In his most recent NEJM article on value in health care (2010), Michael Porter expands the definition and measurement of this complex and elusive construct. He considers value as health outcomes relative to costs, or efficiency. Although he comments on outcomes as condition-specific and multidimensional, he does not adequately define effectiveness of delivered care. As is the case throughout the U.S. health care system, the model of value is an attempt to associate cycles of health care and the “outcome measures hierarchy” with an estimate of dollar cost for individual patients. Certainly time is a critical dimension in evaluation of health care value, but scaling this dimension to condition-specific cycles of individual care is itself a costly operation in measuring value. Furthermore, this approach ignores individuals of the population in sustainable good health due to effective preventive health care strategies or other social welfare policies. The individual patient should not be considered in isolation from the relevant population. Rather data on patient outcomes related to value should be aggregated to reflect not only cycles of care for particular conditions of disease or ill-health, but also the presence of sustainable good health.
Porter advocates a market-based vision of health care and deplores the lack of competition among providers based on actual results, but appears very careful to recognize the threat posed by public access to data describing such provider performance. Instead of patient choice of provider based on performance data, he emphasizes evidence based provider innovation and improvement through analysis of their own performance. Health care services markets in the U.S. are substantially weakened by the lack of patient access to provider performance data as well as a professional culture highly protective of provider privacy with respect to such data. Evidence based patient choice in health care services markets would significantly enhance value provided.

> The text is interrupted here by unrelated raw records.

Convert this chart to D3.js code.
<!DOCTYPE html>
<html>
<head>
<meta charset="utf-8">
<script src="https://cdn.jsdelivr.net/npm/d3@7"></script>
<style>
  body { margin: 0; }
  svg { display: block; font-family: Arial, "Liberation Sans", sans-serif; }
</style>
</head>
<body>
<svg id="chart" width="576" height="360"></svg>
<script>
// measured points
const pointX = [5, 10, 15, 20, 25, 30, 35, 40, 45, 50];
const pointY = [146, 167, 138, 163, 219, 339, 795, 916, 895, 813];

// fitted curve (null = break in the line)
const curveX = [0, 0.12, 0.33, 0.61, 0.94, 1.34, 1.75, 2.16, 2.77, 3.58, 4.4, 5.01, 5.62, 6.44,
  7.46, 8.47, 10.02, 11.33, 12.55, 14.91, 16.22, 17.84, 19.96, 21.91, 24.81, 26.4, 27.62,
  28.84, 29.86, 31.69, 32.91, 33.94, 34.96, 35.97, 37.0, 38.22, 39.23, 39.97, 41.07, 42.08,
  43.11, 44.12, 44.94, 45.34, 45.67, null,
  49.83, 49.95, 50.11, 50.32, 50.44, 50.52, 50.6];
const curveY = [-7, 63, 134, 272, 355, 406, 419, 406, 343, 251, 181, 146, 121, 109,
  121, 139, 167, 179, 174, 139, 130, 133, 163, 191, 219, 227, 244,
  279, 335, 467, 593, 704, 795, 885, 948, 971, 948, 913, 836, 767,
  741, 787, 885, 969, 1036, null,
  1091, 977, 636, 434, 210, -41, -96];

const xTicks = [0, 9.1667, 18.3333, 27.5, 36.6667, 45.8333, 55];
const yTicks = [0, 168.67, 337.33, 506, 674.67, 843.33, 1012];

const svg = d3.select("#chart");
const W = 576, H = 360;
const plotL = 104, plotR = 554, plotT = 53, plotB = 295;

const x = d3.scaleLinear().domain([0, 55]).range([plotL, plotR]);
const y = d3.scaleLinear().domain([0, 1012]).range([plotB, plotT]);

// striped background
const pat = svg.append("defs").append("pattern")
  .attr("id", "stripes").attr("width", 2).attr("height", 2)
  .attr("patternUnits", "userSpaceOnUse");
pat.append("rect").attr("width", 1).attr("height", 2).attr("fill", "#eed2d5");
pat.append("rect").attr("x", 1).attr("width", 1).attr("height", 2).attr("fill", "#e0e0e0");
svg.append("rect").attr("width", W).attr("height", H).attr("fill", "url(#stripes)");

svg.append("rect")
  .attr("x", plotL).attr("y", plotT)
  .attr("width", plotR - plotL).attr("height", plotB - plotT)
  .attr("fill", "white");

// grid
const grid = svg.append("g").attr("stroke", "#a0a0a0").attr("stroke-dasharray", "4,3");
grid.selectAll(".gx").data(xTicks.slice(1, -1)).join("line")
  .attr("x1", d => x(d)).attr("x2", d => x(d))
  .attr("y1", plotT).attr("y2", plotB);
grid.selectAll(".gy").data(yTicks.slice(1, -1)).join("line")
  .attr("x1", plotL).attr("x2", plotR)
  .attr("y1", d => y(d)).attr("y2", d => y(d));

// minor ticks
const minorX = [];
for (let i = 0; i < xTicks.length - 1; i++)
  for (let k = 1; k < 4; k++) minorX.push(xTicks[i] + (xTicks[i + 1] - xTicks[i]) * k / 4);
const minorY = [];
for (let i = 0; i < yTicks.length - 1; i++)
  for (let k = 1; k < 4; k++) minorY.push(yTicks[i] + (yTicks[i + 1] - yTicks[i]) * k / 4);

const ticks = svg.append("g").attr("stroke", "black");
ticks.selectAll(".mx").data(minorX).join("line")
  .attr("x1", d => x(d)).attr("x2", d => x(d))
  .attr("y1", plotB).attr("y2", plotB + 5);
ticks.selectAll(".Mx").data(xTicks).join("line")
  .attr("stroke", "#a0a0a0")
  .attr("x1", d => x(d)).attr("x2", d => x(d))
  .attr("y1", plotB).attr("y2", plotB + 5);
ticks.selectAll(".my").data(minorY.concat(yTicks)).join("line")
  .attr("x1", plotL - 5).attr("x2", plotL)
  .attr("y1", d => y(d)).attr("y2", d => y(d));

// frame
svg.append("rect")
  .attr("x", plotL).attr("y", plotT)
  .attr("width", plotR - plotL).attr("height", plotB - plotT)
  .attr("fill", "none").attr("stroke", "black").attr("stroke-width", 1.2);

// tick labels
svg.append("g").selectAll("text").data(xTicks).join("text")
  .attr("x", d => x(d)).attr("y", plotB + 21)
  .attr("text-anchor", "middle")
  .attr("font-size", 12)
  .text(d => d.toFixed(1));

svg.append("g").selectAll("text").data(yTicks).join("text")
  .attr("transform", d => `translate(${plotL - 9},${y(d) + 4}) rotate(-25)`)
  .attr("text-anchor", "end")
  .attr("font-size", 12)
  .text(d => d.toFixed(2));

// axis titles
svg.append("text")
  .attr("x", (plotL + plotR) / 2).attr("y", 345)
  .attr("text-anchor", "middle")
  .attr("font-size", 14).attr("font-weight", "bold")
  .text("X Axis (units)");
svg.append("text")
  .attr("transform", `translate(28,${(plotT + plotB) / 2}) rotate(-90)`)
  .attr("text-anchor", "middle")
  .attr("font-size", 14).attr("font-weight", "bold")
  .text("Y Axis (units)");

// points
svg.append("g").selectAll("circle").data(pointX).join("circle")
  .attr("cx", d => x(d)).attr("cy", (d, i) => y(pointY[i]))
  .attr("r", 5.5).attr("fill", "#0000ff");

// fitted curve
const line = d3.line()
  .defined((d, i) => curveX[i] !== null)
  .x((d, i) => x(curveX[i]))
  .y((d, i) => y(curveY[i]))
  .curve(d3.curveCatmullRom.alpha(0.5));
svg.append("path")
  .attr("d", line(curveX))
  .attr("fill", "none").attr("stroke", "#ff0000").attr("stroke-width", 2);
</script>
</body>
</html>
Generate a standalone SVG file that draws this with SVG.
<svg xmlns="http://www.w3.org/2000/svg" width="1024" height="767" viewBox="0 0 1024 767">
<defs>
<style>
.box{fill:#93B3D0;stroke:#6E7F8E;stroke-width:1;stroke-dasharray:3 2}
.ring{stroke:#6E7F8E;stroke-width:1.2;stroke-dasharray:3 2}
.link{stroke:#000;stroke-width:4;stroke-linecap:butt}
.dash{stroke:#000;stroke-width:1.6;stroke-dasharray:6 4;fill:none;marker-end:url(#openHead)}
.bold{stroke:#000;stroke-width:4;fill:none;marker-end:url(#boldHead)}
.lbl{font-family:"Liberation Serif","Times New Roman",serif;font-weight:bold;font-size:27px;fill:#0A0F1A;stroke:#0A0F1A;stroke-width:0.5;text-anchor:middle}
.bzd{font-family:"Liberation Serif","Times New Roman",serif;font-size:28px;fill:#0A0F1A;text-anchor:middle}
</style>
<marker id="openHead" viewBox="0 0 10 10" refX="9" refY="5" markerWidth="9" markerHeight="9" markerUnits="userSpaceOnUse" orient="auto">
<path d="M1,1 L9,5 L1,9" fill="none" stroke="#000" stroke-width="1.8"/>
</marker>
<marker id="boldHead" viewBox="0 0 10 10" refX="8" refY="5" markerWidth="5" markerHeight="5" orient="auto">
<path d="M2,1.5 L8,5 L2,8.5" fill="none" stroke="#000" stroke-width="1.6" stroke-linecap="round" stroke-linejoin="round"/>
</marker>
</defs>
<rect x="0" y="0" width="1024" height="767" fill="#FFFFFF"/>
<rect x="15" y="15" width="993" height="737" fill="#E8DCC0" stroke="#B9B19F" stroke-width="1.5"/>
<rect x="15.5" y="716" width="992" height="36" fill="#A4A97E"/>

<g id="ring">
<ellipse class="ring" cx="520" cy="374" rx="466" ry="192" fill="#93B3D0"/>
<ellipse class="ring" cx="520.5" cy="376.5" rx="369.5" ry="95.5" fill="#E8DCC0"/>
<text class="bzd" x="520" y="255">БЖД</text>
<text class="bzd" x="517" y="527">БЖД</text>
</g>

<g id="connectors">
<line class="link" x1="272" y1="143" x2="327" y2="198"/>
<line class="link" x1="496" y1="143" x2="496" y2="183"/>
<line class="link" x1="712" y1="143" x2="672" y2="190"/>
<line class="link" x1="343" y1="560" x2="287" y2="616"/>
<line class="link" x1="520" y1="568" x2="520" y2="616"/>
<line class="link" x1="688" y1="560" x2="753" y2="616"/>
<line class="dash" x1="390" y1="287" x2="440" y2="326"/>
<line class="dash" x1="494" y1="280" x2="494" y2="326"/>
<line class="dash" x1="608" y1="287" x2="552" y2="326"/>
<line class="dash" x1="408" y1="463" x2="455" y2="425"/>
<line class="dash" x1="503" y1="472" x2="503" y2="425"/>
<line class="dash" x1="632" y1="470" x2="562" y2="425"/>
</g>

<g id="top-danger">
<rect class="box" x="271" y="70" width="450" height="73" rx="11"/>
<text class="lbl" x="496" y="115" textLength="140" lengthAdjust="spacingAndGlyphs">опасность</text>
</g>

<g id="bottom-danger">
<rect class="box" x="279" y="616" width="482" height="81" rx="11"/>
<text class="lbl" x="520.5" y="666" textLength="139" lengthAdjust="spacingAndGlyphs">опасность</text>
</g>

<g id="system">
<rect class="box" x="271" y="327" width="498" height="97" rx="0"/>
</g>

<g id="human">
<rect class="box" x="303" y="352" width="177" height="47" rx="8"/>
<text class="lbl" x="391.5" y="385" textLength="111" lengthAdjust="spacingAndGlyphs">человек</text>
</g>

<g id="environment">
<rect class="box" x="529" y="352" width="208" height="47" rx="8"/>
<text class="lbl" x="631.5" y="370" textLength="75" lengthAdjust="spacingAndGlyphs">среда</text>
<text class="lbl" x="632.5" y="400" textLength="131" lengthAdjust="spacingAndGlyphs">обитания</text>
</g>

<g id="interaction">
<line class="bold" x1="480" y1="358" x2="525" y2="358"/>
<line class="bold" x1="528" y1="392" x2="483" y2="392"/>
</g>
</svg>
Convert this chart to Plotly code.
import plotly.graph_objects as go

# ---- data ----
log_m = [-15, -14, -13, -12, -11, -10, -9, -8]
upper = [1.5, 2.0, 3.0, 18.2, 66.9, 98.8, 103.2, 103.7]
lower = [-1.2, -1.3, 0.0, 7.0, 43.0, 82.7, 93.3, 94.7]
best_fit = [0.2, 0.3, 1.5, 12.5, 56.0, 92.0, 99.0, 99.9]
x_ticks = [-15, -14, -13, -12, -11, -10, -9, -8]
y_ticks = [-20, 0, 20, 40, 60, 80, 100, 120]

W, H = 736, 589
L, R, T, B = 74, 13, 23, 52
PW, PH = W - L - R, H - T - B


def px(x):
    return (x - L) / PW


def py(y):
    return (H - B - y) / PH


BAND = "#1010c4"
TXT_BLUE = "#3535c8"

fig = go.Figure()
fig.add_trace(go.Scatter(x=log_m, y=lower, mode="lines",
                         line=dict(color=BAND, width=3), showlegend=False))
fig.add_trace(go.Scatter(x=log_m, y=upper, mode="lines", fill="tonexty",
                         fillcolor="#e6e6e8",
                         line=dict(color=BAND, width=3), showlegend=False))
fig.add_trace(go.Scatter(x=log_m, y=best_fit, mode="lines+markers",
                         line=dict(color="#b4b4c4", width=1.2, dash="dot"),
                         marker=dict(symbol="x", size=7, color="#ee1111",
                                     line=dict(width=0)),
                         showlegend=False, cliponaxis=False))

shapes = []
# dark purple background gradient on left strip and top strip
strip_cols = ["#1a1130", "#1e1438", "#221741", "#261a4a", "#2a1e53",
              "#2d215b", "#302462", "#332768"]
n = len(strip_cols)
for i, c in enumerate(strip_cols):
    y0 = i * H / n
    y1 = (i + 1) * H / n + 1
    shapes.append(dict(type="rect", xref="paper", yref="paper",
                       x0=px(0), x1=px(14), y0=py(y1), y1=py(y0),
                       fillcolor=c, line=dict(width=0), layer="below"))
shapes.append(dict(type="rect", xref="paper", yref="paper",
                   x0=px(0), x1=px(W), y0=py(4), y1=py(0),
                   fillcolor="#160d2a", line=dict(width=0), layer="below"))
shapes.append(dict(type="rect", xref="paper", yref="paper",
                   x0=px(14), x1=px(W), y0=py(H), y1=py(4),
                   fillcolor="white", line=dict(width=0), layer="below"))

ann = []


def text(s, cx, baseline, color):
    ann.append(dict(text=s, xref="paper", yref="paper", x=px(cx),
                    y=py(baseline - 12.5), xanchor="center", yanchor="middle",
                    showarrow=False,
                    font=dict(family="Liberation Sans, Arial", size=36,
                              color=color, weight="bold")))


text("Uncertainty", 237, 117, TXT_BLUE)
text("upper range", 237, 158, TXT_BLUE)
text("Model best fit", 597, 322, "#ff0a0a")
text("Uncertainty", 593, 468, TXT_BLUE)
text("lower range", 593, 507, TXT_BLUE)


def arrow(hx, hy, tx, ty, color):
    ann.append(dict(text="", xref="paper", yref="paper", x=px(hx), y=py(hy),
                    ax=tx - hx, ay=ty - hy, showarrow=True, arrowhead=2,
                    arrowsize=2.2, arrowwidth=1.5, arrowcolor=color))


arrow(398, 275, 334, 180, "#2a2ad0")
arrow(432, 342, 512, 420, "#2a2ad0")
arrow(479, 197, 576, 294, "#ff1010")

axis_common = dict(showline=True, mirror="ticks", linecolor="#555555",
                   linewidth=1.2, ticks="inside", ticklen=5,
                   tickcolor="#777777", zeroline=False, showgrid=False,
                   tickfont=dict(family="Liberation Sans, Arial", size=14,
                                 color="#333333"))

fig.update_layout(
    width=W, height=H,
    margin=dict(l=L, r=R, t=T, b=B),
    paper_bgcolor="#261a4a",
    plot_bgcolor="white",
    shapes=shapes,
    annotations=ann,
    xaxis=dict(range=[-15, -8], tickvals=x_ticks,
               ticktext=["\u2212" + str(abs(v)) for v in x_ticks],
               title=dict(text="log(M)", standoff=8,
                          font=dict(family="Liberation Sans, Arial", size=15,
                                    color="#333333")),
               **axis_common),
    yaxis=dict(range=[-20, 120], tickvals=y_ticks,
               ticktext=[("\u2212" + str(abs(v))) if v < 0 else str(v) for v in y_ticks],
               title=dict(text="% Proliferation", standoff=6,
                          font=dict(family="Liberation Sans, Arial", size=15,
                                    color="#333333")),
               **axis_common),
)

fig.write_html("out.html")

Health information systems for such data in the U.S. are primarily designed to support billing processes in the pervasive fee-for-service business model. This is the underlying motivation for ever more detailed and multidimensional data collection on the care of individual patients. Relentless focus on the individual renders more difficult the measurement of teamwork contributions to patient care. Thus one of the most important value-creating organizational reforms tends to be obscured in the complexity of rigorous attribution of shared clinical services and reponsibilities to individual care. It should also be emphasized that the use of billing codes for compilation of clinical conditions and treatments results in an unresolved bias in the quality of such data.
Porter's “value equation” does not consider the administrative component of the care cycle,apparently under the assumption that these costs remain invariant across medical conditions. Institutional arrangements designed to improve delivery of value in health care include Federally Qualified Health Centers (FQHCs), Rural Health Clinics (RHCs), Accountable Care Organizations (ACOs), and Patient Centered Medical Homes (PCMHs). They require varying administrative arrangements to incentivize and transact payment schemes for improvement of service quality to specific populations. These arrangements may increase the administrative component of health care costs as well as the complexity of the integrated system. Although difficult to estimate, such costs must be taken into account in the “value equation,” especially in the U.S. health care context.
I mentioned in an earlier commentary on Porter's value framework that the exclusive focus on financial dimensions of care obscures the more elusive ideological, cultural and ethical assumptions underlying the U.S. health care system. In particular, the value framework assumes that individual patients have a sustainable relationship with their care providers, which is obviously not the case. Even if it were feasible to calculate value in the “equation” suggested by Porter, the model would not be applicable in a context where there is such a high rate of patient mobility among providers as well as in and out of various insurance arrangements over relatively short time horizons. The relationship between the patient and his or her providers is probably the most important dimension of value in health care – encompassing values of access, trust, sustainability and continuity. The U.S. corporate health insurance business has designed this relationship out of the system – and thus destroyed the very foundation of health care value-creation.
References
[1] Bohmer RMJ, Lee TH. The Shifting Mission of Health Care Delivery Organizations. N.Engl.J.Med. 2009 August 6;361(6):551-553.
[2] Lee TH. Putting the Value Framework to Work. N.Engl.J.Med. 2010 12/23;363(26):2481-2483.
[3] Porter M. What is Strategy? Harvard Business Review 1996 November/December;74(6):61-78.
[4] Porter ME. A Strategy for Health Care Reform -- Toward a Value-Based System. N.Engl.J.Med. 2009 July 9;361(2):109-112.
[5] Porter ME. What Is Value in Health Care? N.Engl.J.Med. 2010;363(26):2477-2481.
[6] Porter ME, Teisberg EO. How Physicians Can Change the Future of Health Care. JAMA 2007 March 14;297(10):1103-1111.